§ **Objective**:
Begin with the first line and repeat exactly through the line containing "0.02, 0.01, 0.01];"; leave every image out.

§ **Given data**:
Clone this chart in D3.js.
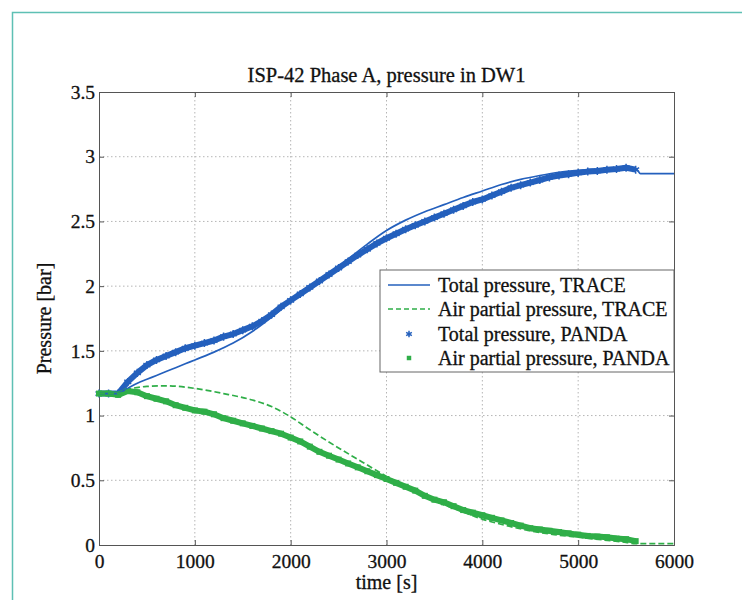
<!DOCTYPE html>
<html>
<head>
<meta charset="utf-8">
<script src="https://cdn.jsdelivr.net/npm/d3@7"></script>
<style>
  body { margin: 0; background: #fff; }
  svg text { font-family: "Liberation Serif", "Times New Roman", serif !important; fill: #111; stroke: #111; stroke-width: 0.3px; }
</style>
</head>
<body>
<script>
// Data (time in s, pressure in bar)
var traceTotalT = [0, 200, 250, 300, 400, 500, 600, 700, 800, 900, 1000, 1200, 1400, 1600, 1800, 2000, 2200, 2400, 2600, 2800, 3000, 3200, 3400, 3600, 3800, 4000, 4200, 4400, 4600, 4800, 5000, 5200, 5400, 5600, 5650, 6000];
var traceTotalP = [1.17, 1.17, 1.19, 1.21, 1.25, 1.28, 1.31, 1.34, 1.37, 1.40, 1.43, 1.49, 1.56, 1.65, 1.76, 1.88, 1.98, 2.09, 2.21, 2.325, 2.43, 2.51, 2.575, 2.63, 2.685, 2.735, 2.785, 2.825, 2.855, 2.88, 2.895, 2.905, 2.91, 2.91, 2.87, 2.87];

var traceAirT = [0, 200, 300, 500, 700, 1000, 1300, 1600, 1800, 2000, 2200, 2500, 2750, 3000, 3250, 3500, 3750, 4000, 4250, 4500, 4750, 5000, 5250, 5500, 5600, 6000];
var traceAirP = [1.17, 1.17, 1.20, 1.225, 1.23, 1.21, 1.17, 1.12, 1.07, 0.99, 0.89, 0.75, 0.64, 0.53, 0.43, 0.34, 0.27, 0.20, 0.15, 0.11, 0.08, 0.06, 0.04, 0.02, 0.01, 0.01];

var pandaT = [0, 100, 200, 300, 400, 500, 600, 700, 800, 900, 1000, 1100, 1200, 1300, 1400, 1500, 1600, 1700, 1800, 1900, 2000, 2100, 2200, 2300, 2400, 2500, 2600, 2700, 2800, 2900, 3000, 3100, 3200, 3300, 3400, 3500, 3600, 3700, 3800, 3900, 4000, 4100, 4200, 4300, 4400, 4500, 4600, 4700, 4800, 4900, 5000, 5100, 5200, 5300, 5400, 5500, 5600];
var pandaTotalP = [1.17, 1.17, 1.17, 1.26, 1.33, 1.39, 1.43, 1.46, 1.49, 1.52, 1.54, 1.56, 1.58, 1.61, 1.63, 1.66, 1.69, 1.73, 1.78, 1.84, 1.89, 1.94, 1.99, 2.04, 2.09, 2.14, 2.19, 2.24, 2.285, 2.33, 2.37, 2.405, 2.44, 2.47, 2.50, 2.53, 2.56, 2.59, 2.62, 2.65, 2.67, 2.70, 2.73, 2.76, 2.78, 2.80, 2.82, 2.84, 2.855, 2.865, 2.875, 2.885, 2.89, 2.90, 2.905, 2.915, 2.90];
var pandaAirP = [1.17, 1.17, 1.16, 1.19, 1.18, 1.15, 1.13, 1.11, 1.08, 1.06, 1.04, 1.03, 1.01, 0.98, 0.96, 0.94, 0.92, 0.90, 0.88, 0.86, 0.83, 0.80, 0.76, 0.72, 0.69, 0.66, 0.63, 0.60, 0.57, 0.54, 0.51, 0.48, 0.45, 0.42, 0.38, 0.35, 0.33, 0.30, 0.27, 0.25, 0.23, 0.21, 0.19, 0.17, 0.15, 0.13, 0.12, 0.11, 0.10, 0.09, 0.08, 0.07, 0.065, 0.06, 0.05, 0.045, 0.03];

var xTicks = [0, 1000, 2000, 3000, 4000, 5000, 6000];
var yTicks = [0, 0.5, 1, 1.5, 2, 2.5, 3, 3.5];
var legendLabels = ["Total pressure, TRACE", "Air partial pressure, TRACE", "Total pressure, PANDA", "Air partial pressure, PANDA"];

var blue = "#2460bd";
var green = "#2fae48";

var svgWidth = 742;
var svgHeight = 600;
var margin = { top: 92, right: 68, bottom: 55, left: 99 };
var width = svgWidth - margin.left - margin.right;
var height = svgHeight - margin.top - margin.bottom;

var svg = d3.select("body")
  .append("svg")
  .attr("width", svgWidth)
  .attr("height", svgHeight);

// teal frame of the page
svg.append("path")
  .attr("d", "M12.5,600 L12.5,12.5 L742,12.5")
  .attr("fill", "none")
  .attr("stroke", "#5ec0b4")
  .attr("stroke-width", 1.5);

var chartGroup = svg.append("g")
  .attr("transform", `translate(${margin.left}, ${margin.top})`);

var x = d3.scaleLinear().domain([0, 6000]).range([0, width]);
var y = d3.scaleLinear().domain([0, 3.5]).range([height, 0]);

// dotted grid
chartGroup.append("g")
  .selectAll("line")
  .data(xTicks.slice(1, -1))
  .enter().append("line")
  .attr("x1", d => x(d)).attr("x2", d => x(d))
  .attr("y1", 0).attr("y2", height)
  .attr("stroke", "#b5b5b5")
  .attr("stroke-dasharray", "1.5,2.5");

chartGroup.append("g")
  .selectAll("line")
  .data(yTicks.slice(1, -1))
  .enter().append("line")
  .attr("y1", d => y(d)).attr("y2", d => y(d))
  .attr("x1", 0).attr("x2", width)
  .attr("stroke", "#b5b5b5")
  .attr("stroke-dasharray", "1.5,2.5");

// axes, MATLAB style: ticks pointing in, box all round
var bottomAxis = d3.axisBottom(x).tickValues(xTicks).tickSize(-5).tickPadding(9).tickFormat(d3.format("d"));
var leftAxis = d3.axisLeft(y).tickValues(yTicks).tickSize(-5).tickPadding(4).tickFormat(d => d);
var topAxis = d3.axisTop(x).tickValues(xTicks).tickSize(-5).tickFormat("");
var rightAxis = d3.axisRight(y).tickValues(yTicks).tickSize(-5).tickFormat("");

var xAxis = chartGroup.append("g").attr("transform", `translate(0, ${height})`).call(bottomAxis);
var yAxis = chartGroup.append("g").call(leftAxis);
chartGroup.append("g").call(topAxis);
chartGroup.append("g").attr("transform", `translate(${width}, 0)`).call(rightAxis);

chartGroup.selectAll(".domain").attr("stroke", "#555");
chartGroup.selectAll(".tick line").attr("stroke", "#555");
chartGroup.selectAll(".tick text").attr("font-size", "19.5px");

// series
var line = d3.line().x(d => x(d[0])).y(d => y(d[1]));
var pandaTotal = pandaT.map((t, i) => [t, pandaTotalP[i]]);
var pandaAir = pandaT.map((t, i) => [t, pandaAirP[i]]);
var traceTotal = traceTotalT.map((t, i) => [t, traceTotalP[i]]);
var traceAir = traceAirT.map((t, i) => [t, traceAirP[i]]);

// measured data, drawn as dense marker bands
chartGroup.append("path")
  .datum(pandaTotal)
  .attr("d", line)
  .attr("fill", "none")
  .attr("stroke", blue)
  .attr("stroke-width", 6)
  .attr("stroke-linejoin", "round");

chartGroup.append("g")
  .selectAll("path")
  .data(pandaTotal)
  .enter().append("path")
  .attr("transform", d => `translate(${x(d[0])}, ${y(d[1])})`)
  .attr("d", d3.symbol().type(d3.symbolAsterisk).size(45))
  .attr("fill", "none")
  .attr("stroke", blue)
  .attr("stroke-width", 1.5);

chartGroup.append("path")
  .datum(pandaAir)
  .attr("d", line)
  .attr("fill", "none")
  .attr("stroke", green)
  .attr("stroke-width", 6)
  .attr("stroke-linejoin", "round");

chartGroup.append("g")
  .selectAll("path")
  .data(pandaAir)
  .enter().append("path")
  .attr("transform", d => `translate(${x(d[0])}, ${y(d[1])})`)
  .attr("d", d3.symbol().type(d3.symbolSquare).size(36))
  .attr("fill", green);

// TRACE computations
chartGroup.append("path")
  .datum(traceTotal)
  .attr("d", line.curve(d3.curveMonotoneX))
  .attr("fill", "none")
  .attr("stroke", blue)
  .attr("stroke-width", 1.7);

chartGroup.append("path")
  .datum(traceAir)
  .attr("d", line.curve(d3.curveMonotoneX))
  .attr("fill", "none")
  .attr("stroke", green)
  .attr("stroke-width", 1.7)
  .attr("stroke-dasharray", "6,3");

// title and axis labels
svg.append("text")
  .attr("x", margin.left + width / 2)
  .attr("y", 82)
  .attr("text-anchor", "middle")
  .attr("font-size", "20.5px")
  .text("ISP-42 Phase A, pressure in DW1");

svg.append("text")
  .attr("x", margin.left + width / 2)
  .attr("y", 589)
  .attr("text-anchor", "middle")
  .attr("font-size", "20px")
  .text("time [s]");

svg.append("text")
  .attr("transform", `translate(51, ${margin.top + height / 2}) rotate(-90)`)
  .attr("text-anchor", "middle")
  .attr("font-size", "20px")
  .text("Pressure [bar]");

// legend
var legend = svg.append("g").attr("transform", "translate(380, 270)");
legend.append("rect")
  .attr("width", 294)
  .attr("height", 102)
  .attr("fill", "#fff")
  .attr("stroke", "#666");

var rowY = [15, 39, 64, 88];
legendLabels.forEach(function (label, i) {
  var row = legend.append("g").attr("transform", `translate(0, ${rowY[i]})`);
  if (i === 0 || i === 1) {
    row.append("line")
      .attr("x1", 8).attr("x2", 50)
      .attr("stroke", i === 0 ? blue : green)
      .attr("stroke-width", 1.7)
      .attr("stroke-dasharray", i === 1 ? "5,3" : null);
  } else if (i === 2) {
    row.append("path")
      .attr("transform", "translate(29, 0)")
      .attr("d", d3.symbol().type(d3.symbolAsterisk).size(30))
      .attr("fill", "none")
      .attr("stroke", blue)
      .attr("stroke-width", 1.5);
  } else {
    row.append("path")
      .attr("transform", "translate(29, 0)")
      .attr("d", d3.symbol().type(d3.symbolSquare).size(20))
      .attr("fill", green);
  }
  row.append("text")
    .attr("x", 58)
    .attr("dy", "0.35em")
    .attr("font-size", "20px")
    .text(label);
});
</script>
</body>
</html>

§ **Response**:
Clone this chart in D3.js.
<!DOCTYPE html>
<html>
<head>
<meta charset="utf-8">
<script src="https://cdn.jsdelivr.net/npm/d3@7"></script>
<style>
  body { margin: 0; background: #fff; }
  svg text { font-family: "Liberation Serif", "Times New Roman", serif !important; fill: #111; stroke: #111; stroke-width: 0.3px; }
</style>
</head>
<body>
<script>
// Data (time in s, pressure in bar)
var traceTotalT = [0, 200, 250, 300, 400, 500, 600, 700, 800, 900, 1000, 1200, 1400, 1600, 1800, 2000, 2200, 2400, 2600, 2800, 3000, 3200, 3400, 3600, 3800, 4000, 4200, 4400, 4600, 4800, 5000, 5200, 5400, 5600, 5650, 6000];
var traceTotalP = [1.17, 1.17, 1.19, 1.21, 1.25, 1.28, 1.31, 1.34, 1.37, 1.40, 1.43, 1.49, 1.56, 1.65, 1.76, 1.88, 1.98, 2.09, 2.21, 2.325, 2.43, 2.51, 2.575, 2.63, 2.685, 2.735, 2.785, 2.825, 2.855, 2.88, 2.895, 2.905, 2.91, 2.91, 2.87, 2.87];

var traceAirT = [0, 200, 300, 500, 700, 1000, 1300, 1600, 1800, 2000, 2200, 2500, 2750, 3000, 3250, 3500, 3750, 4000, 4250, 4500, 4750, 5000, 5250, 5500, 5600, 6000];
var traceAirP = [1.17, 1.17, 1.20, 1.225, 1.23, 1.21, 1.17, 1.12, 1.07, 0.99, 0.89, 0.75, 0.64, 0.53, 0.43, 0.34, 0.27, 0.20, 0.15, 0.11, 0.08, 0.06, 0.04, 0.02, 0.01, 0.01];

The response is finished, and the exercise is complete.